I've got an init.d script which I want it to work in the background, even when I quit from the terminal. However I've tried making it run in the background with nohup but had "no hope", because when I quit, by looking at the pstree I can see the PID disappears and thus nohup stops working.


Q: Is there another apart from nohup way of pushing a script that works in the foreground to the background, even after you quit the terminal?


More From » nohup

 Answers
2

Ok, so there are several options:




  • disown



You can combine disown and & to push your script to the background

$ disown [your_script] &
[your_script] can be checked by the jobs command. Once typed you will see:



$ jobs
[1]+ Running [your_script]



And the killing can be done by kill %1, the 1 refers to the job number seen above.
This is the better alternative to nohup as it does not leave the nohup.out files littered all over the file system.




  • screen



Is a "virtual" terminal which you can run from a "real" terminal (actually all terminals today are "virtual" but that is another topic for another day).
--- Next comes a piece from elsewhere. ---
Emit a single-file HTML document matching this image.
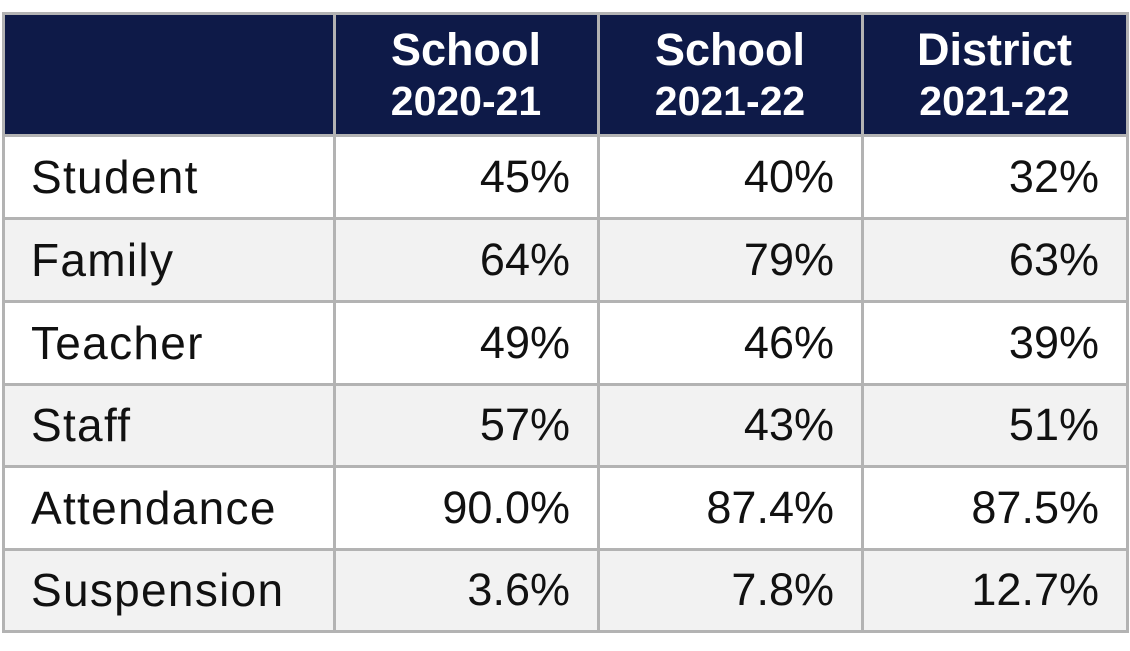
<!DOCTYPE html>
<html><head><style>
body{margin:0;width:1130px;height:651px;background:#fff;font-family:"Liberation Sans",Arial,sans-serif;overflow:hidden}
.c{position:absolute;box-sizing:border-box;display:flex;align-items:center}
.h{background:#0e1a48;color:#fff;font-weight:bold;flex-direction:column;justify-content:center;text-align:center;line-height:1}
.h .a{font-size:45px}.h .b{font-size:41px;margin-top:9px}
.v{justify-content:flex-end;padding-right:28px;font-size:45px;color:#111}
.l{padding-left:28px;font-size:46px;letter-spacing:1.3px;color:#111}
.line{position:absolute;background:#b3b3b3}
</style></head><body>
<div id="t"></div>
<script>
var xs=[3,334,598,862,1127],ys=[13,135,218,301,384,466,549,631];
var rows=[["Student","45%","40%","32%"],["Family","64%","79%","63%"],["Teacher","49%","46%","39%"],["Staff","57%","43%","51%"],["Attendance","90.0%","87.4%","87.5%"],["Suspension","3.6%","7.8%","12.7%"]];
var hd=[["",""],["School","2020-21"],["School","2021-22"],["District","2021-22"]];
var h="";
for(var c=0;c<4;c++){h+='<div class="c h" style="left:'+xs[c]+'px;top:'+ys[0]+'px;width:'+(xs[c+1]-xs[c])+'px;height:'+(ys[1]-ys[0])+'px">'+(hd[c][0]?'<div class="a">'+hd[c][0]+'</div><div class="b">'+hd[c][1]+'</div>':'')+'</div>';}
for(var r=0;r<6;r++){for(var c=0;c<4;c++){h+='<div class="c '+(c?'v':'l')+'" style="background:'+(r%2?'#f2f2f2':'#fff')+';left:'+xs[c]+'px;top:'+ys[r+1]+'px;width:'+(xs[c+1]-xs[c])+'px;height:'+(ys[r+2]-ys[r+1])+'px">'+rows[r][c]+'</div>';}}
for(var i=0;i<xs.length;i++)h+='<div class="line" style="left:'+(xs[i]-1.5)+'px;top:11.5px;width:3px;height:'+(ys[7]-10)+'px"></div>';
for(var i=0;i<ys.length;i++)h+='<div class="line" style="top:'+(ys[i]-1.5)+'px;left:1.5px;height:3px;width:1127px"></div>';
document.getElementById("t").innerHTML=h;
</script>
</body></html>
Screen will keep running even if your ssh session gets disconnected. Any process which you start in a screen session will keep running with that screen session. When you reconnect to the server you can reconnect to the screen session and everything will be as if nothing happened, other than the time which passed.



Excellent source: Speaking UNIX: Stayin' alive with Screen".


[#20794] Saturday, February 19, 2022, 2 Years  [reply] [flag answer]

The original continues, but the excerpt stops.